### Requirements
Output exactly the lines from the line containing "What Plotly code" through the line containing "110, 264, 507]", inclusive, and omit any pictures.

### Given records
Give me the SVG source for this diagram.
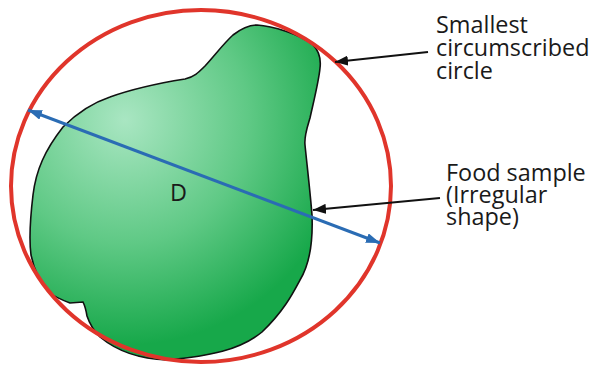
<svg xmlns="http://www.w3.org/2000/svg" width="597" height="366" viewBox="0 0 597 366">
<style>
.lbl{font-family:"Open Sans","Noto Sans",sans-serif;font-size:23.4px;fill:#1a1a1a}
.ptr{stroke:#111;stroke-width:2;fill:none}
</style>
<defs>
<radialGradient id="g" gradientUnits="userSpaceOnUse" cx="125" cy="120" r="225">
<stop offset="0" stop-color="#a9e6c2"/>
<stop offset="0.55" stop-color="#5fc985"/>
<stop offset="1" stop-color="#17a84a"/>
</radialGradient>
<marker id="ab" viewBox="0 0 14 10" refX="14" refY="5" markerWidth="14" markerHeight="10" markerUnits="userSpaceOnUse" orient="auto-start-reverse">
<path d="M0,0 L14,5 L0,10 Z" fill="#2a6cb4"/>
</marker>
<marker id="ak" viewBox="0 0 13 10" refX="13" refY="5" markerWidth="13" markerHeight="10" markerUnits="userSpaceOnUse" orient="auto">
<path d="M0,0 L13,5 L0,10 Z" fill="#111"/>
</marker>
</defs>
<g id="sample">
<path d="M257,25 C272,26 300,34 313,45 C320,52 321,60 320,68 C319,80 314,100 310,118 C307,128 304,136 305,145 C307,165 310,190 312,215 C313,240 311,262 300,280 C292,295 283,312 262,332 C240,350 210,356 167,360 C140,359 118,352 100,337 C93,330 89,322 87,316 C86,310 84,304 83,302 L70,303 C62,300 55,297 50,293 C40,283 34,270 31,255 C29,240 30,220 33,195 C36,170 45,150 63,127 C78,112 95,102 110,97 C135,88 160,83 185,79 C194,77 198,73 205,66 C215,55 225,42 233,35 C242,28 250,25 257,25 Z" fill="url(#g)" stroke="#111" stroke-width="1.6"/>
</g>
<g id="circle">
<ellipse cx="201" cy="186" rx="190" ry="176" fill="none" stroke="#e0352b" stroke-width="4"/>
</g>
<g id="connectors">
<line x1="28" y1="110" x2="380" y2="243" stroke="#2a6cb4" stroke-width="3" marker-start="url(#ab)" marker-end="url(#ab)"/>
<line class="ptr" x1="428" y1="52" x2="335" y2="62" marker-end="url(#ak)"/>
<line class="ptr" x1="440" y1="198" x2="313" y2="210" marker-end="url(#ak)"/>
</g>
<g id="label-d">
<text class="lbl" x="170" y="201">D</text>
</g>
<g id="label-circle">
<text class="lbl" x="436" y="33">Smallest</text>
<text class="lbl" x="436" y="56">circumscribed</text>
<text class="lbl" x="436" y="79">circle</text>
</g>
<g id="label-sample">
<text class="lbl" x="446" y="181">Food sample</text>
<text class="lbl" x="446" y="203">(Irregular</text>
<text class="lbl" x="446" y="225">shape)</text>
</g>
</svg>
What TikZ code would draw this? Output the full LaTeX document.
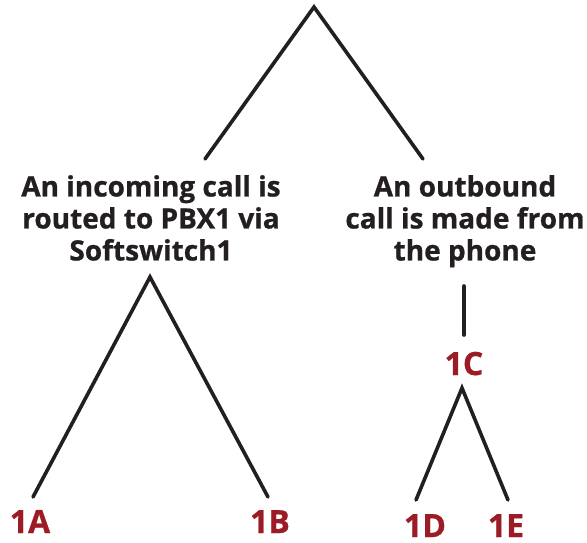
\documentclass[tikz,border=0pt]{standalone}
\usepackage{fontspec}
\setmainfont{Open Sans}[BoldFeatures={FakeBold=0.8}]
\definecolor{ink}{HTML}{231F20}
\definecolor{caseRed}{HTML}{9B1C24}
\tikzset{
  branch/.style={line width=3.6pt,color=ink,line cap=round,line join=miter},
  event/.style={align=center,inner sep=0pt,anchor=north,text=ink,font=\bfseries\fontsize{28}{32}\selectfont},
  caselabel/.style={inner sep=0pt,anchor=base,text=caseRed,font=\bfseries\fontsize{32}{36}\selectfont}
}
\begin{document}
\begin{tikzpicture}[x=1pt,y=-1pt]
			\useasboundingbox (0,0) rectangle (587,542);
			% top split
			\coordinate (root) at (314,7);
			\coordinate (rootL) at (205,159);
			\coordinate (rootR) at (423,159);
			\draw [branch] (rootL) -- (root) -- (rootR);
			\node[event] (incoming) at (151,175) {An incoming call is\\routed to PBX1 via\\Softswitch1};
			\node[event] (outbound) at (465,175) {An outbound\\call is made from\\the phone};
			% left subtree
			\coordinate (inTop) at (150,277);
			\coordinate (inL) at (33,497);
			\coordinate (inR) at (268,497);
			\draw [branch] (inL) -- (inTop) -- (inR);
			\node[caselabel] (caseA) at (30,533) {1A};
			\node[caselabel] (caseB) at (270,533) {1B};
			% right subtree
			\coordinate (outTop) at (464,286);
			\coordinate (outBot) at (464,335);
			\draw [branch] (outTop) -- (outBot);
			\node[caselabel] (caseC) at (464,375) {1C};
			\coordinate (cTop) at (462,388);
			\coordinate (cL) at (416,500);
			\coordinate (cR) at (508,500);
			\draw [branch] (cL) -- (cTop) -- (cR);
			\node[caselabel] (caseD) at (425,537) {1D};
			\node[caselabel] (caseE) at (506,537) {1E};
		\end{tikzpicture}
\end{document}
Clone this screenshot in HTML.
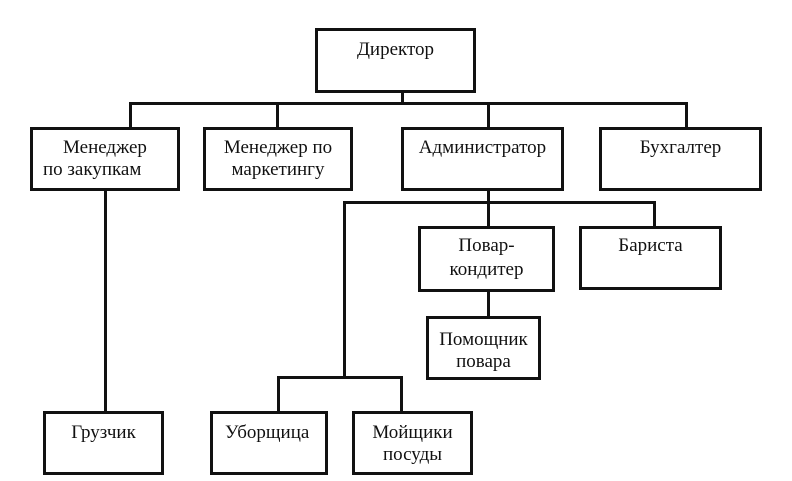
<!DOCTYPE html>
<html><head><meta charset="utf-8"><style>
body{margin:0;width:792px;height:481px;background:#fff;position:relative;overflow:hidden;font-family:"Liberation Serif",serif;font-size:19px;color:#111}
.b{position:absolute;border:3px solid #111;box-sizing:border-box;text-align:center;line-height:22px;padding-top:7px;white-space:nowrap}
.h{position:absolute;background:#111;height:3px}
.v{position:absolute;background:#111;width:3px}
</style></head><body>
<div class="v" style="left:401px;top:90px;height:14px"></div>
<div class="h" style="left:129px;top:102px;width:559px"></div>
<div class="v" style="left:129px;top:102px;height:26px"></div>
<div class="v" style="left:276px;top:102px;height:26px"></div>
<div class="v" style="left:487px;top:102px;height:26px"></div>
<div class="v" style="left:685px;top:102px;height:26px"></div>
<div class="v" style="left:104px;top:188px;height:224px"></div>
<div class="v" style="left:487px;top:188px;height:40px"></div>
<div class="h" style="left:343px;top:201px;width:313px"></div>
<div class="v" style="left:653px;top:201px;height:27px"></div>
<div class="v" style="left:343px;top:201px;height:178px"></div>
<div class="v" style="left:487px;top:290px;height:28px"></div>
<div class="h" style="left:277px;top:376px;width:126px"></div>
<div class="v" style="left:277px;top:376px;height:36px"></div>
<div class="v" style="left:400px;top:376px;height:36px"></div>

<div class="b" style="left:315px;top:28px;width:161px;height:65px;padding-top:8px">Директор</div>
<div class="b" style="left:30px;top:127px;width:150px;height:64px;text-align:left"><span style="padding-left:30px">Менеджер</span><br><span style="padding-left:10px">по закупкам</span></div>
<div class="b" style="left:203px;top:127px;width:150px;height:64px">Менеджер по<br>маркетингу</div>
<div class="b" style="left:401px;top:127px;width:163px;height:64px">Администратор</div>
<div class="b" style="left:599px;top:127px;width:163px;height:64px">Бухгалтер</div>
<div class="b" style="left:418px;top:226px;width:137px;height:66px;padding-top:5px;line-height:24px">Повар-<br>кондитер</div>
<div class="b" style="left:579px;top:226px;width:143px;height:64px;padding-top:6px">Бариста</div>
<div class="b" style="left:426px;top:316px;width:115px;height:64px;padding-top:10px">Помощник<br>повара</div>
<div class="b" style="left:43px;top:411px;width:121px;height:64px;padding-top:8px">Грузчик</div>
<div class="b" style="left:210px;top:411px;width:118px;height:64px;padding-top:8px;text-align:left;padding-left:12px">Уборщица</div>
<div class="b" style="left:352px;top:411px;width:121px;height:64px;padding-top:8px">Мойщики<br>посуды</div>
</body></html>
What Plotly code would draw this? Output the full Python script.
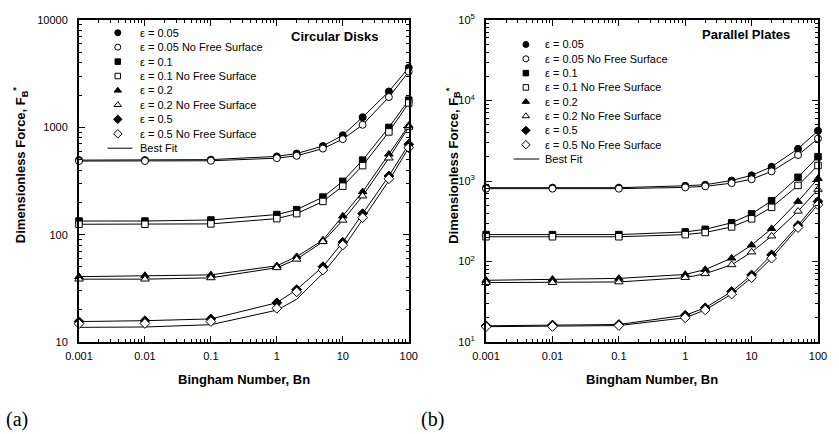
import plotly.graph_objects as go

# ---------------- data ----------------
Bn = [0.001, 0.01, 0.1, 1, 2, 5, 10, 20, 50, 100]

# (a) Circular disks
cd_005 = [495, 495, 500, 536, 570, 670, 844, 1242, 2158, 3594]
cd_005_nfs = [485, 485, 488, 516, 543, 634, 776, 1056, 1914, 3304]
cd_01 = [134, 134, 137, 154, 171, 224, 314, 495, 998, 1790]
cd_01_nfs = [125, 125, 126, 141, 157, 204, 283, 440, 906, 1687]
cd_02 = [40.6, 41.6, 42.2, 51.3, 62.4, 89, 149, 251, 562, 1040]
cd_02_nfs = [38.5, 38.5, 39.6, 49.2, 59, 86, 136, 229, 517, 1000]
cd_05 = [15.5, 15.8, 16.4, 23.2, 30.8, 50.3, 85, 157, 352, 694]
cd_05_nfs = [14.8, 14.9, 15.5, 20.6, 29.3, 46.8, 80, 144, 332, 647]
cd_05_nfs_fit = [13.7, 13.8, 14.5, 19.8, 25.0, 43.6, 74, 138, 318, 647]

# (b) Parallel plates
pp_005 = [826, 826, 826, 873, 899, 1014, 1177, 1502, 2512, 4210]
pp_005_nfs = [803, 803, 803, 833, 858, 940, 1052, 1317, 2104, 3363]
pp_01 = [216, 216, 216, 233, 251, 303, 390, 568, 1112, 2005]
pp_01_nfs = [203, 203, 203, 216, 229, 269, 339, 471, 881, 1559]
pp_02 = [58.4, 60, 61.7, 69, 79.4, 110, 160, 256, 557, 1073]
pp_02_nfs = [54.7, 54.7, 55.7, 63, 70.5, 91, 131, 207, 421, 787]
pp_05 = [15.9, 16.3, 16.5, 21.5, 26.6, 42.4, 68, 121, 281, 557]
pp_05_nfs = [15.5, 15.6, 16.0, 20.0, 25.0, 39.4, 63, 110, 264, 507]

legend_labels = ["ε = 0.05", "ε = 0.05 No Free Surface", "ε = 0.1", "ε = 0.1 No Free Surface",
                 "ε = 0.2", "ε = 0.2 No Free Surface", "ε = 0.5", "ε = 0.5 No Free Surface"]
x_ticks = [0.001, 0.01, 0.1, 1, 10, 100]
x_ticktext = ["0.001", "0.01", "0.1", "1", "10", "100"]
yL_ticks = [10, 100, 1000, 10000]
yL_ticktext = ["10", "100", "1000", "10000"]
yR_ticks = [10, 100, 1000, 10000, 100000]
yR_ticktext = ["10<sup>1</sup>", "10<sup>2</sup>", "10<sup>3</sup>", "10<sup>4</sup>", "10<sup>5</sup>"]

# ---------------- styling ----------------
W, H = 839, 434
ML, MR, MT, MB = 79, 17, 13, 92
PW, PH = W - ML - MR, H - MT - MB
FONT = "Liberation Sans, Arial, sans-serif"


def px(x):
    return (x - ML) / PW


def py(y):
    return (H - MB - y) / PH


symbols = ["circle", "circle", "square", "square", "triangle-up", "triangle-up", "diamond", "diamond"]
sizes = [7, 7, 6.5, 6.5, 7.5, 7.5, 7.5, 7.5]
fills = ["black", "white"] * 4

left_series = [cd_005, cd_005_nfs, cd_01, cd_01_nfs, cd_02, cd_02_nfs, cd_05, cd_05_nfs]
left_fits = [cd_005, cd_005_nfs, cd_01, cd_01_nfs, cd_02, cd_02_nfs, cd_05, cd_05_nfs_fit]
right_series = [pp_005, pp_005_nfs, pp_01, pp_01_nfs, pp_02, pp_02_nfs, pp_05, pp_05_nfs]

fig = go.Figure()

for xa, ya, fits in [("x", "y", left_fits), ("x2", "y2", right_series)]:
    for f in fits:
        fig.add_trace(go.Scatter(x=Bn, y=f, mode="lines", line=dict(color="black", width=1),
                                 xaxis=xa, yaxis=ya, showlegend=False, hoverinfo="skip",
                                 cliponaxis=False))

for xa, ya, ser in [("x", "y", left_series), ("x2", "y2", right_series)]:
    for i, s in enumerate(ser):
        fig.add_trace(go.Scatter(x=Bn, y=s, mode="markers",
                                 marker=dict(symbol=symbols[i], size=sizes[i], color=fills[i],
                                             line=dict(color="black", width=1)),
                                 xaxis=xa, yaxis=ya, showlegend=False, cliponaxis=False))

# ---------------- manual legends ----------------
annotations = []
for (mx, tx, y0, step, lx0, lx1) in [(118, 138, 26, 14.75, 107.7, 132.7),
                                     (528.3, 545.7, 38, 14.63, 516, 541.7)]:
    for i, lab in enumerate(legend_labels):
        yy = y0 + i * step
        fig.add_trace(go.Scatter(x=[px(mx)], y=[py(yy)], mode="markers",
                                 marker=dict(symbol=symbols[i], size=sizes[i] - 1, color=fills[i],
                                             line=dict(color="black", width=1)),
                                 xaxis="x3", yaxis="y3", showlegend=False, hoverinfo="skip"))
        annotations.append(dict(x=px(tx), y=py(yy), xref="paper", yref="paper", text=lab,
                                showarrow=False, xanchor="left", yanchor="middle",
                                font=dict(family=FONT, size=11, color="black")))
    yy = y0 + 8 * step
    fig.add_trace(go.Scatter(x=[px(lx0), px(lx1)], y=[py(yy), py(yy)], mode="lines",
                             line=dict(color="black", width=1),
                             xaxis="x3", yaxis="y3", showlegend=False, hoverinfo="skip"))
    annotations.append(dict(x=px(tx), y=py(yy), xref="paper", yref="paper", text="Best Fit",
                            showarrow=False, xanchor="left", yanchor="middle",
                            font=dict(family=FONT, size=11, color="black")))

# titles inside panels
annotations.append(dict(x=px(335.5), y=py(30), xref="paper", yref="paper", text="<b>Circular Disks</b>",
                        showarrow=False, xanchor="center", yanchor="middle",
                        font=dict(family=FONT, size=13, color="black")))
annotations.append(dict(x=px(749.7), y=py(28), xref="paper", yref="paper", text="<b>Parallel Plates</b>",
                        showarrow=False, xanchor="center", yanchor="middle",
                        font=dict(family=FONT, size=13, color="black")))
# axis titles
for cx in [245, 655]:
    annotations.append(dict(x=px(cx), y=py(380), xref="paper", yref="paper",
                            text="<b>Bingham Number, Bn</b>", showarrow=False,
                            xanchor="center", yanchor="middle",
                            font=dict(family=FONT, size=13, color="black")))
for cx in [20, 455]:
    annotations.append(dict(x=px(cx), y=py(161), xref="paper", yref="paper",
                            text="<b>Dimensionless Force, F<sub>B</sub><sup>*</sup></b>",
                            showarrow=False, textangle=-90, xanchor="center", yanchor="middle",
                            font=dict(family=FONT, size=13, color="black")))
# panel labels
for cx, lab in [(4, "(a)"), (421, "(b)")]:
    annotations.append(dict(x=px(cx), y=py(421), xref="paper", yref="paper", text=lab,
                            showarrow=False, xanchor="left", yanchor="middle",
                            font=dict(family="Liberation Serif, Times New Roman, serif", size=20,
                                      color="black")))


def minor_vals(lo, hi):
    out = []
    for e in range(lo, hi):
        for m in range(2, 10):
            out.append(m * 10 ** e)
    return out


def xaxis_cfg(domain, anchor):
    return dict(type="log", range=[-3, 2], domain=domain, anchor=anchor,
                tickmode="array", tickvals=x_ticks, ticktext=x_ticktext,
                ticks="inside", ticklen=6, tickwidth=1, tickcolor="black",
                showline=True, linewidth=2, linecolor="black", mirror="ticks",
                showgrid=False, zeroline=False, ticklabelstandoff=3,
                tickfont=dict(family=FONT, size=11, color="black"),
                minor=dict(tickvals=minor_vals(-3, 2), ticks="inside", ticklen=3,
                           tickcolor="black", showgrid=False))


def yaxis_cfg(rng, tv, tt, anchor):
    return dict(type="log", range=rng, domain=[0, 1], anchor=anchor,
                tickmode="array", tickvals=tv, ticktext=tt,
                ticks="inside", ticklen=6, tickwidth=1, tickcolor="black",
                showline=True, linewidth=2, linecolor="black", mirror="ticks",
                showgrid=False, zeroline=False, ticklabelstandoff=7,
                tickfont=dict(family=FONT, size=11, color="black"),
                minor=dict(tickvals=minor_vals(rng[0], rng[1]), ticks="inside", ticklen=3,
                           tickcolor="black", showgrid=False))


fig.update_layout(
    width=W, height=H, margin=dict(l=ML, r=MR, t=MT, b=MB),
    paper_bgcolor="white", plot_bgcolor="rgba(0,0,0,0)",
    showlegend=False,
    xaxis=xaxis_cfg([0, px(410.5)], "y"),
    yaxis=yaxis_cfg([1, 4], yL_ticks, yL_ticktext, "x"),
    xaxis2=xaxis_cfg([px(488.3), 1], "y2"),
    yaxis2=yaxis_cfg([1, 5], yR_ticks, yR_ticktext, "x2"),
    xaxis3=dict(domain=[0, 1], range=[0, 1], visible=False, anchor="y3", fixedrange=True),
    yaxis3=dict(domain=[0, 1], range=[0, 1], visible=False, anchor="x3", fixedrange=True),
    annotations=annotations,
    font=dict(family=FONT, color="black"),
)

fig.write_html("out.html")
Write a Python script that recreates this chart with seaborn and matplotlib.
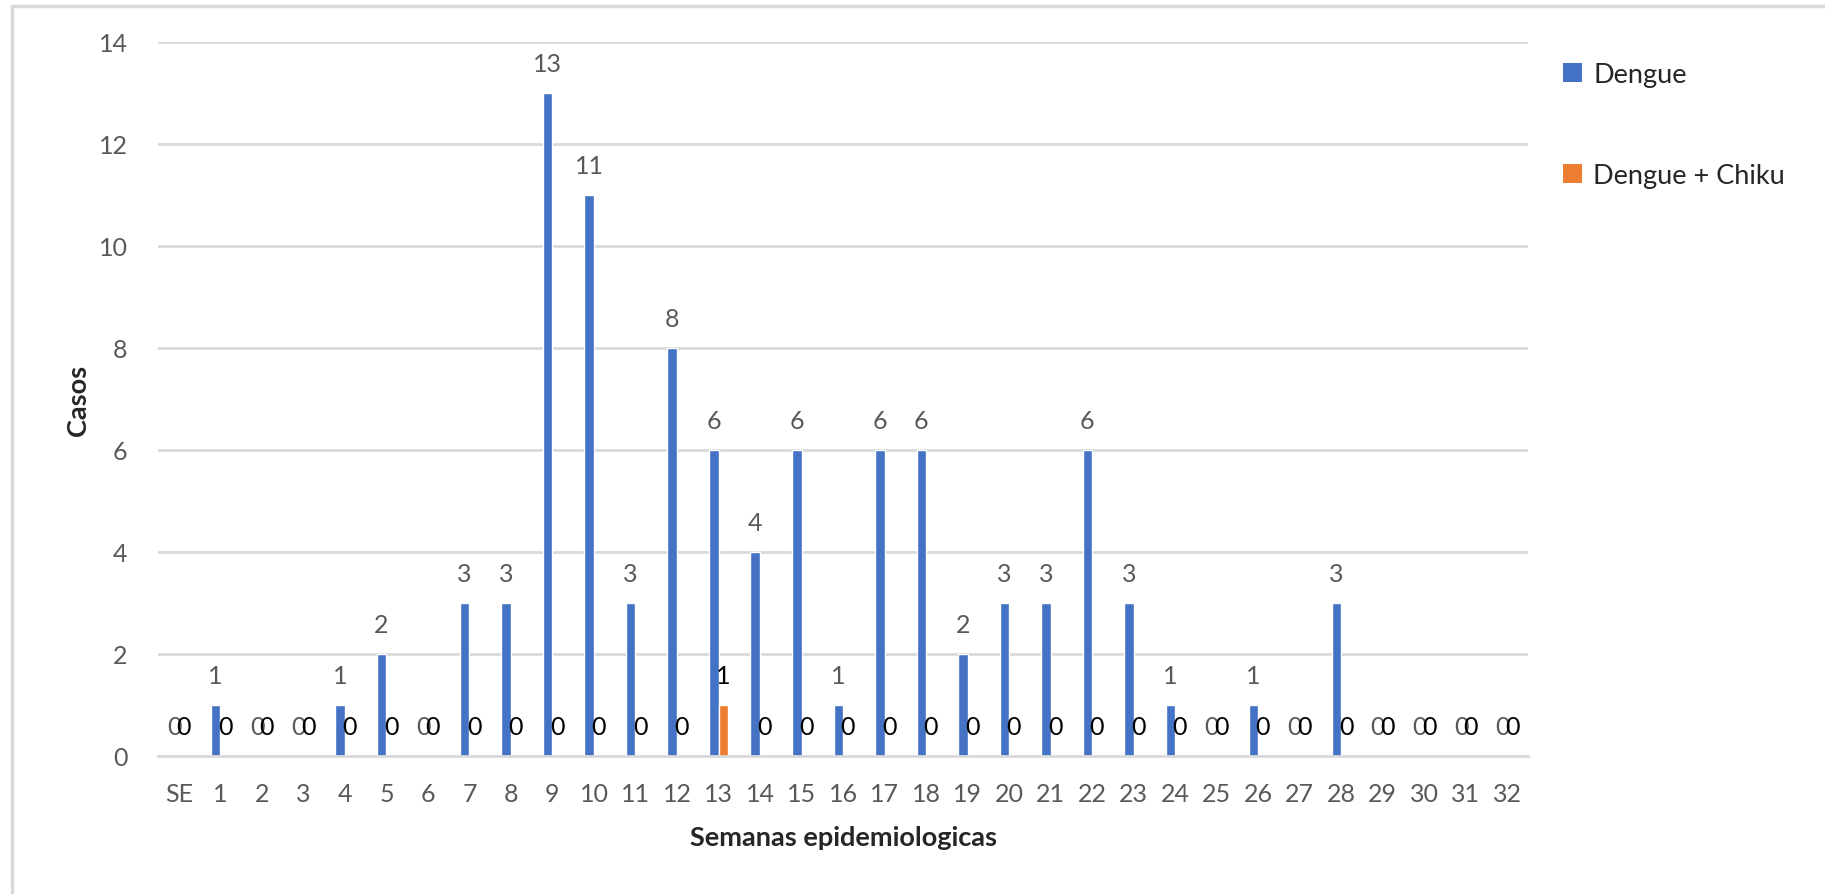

### Result of the task
What Plotly code would draw this? Output the full Python script.
import plotly.graph_objects as go

# ---------------- data ----------------
Bn = [0.001, 0.01, 0.1, 1, 2, 5, 10, 20, 50, 100]

# (a) Circular disks
cd_005 = [495, 495, 500, 536, 570, 670, 844, 1242, 2158, 3594]
cd_005_nfs = [485, 485, 488, 516, 543, 634, 776, 1056, 1914, 3304]
cd_01 = [134, 134, 137, 154, 171, 224, 314, 495, 998, 1790]
cd_01_nfs = [125, 125, 126, 141, 157, 204, 283, 440, 906, 1687]
cd_02 = [40.6, 41.6, 42.2, 51.3, 62.4, 89, 149, 251, 562, 1040]
cd_02_nfs = [38.5, 38.5, 39.6, 49.2, 59, 86, 136, 229, 517, 1000]
cd_05 = [15.5, 15.8, 16.4, 23.2, 30.8, 50.3, 85, 157, 352, 694]
cd_05_nfs = [14.8, 14.9, 15.5, 20.6, 29.3, 46.8, 80, 144, 332, 647]
cd_05_nfs_fit = [13.7, 13.8, 14.5, 19.8, 25.0, 43.6, 74, 138, 318, 647]

# (b) Parallel plates
pp_005 = [826, 826, 826, 873, 899, 1014, 1177, 1502, 2512, 4210]
pp_005_nfs = [803, 803, 803, 833, 858, 940, 1052, 1317, 2104, 3363]
pp_01 = [216, 216, 216, 233, 251, 303, 390, 568, 1112, 2005]
pp_01_nfs = [203, 203, 203, 216, 229, 269, 339, 471, 881, 1559]
pp_02 = [58.4, 60, 61.7, 69, 79.4, 110, 160, 256, 557, 1073]
pp_02_nfs = [54.7, 54.7, 55.7, 63, 70.5, 91, 131, 207, 421, 787]
pp_05 = [15.9, 16.3, 16.5, 21.5, 26.6, 42.4, 68, 121, 281, 557]
pp_05_nfs = [15.5, 15.6, 16.0, 20.0, 25.0, 39.4, 63, 110, 264, 507]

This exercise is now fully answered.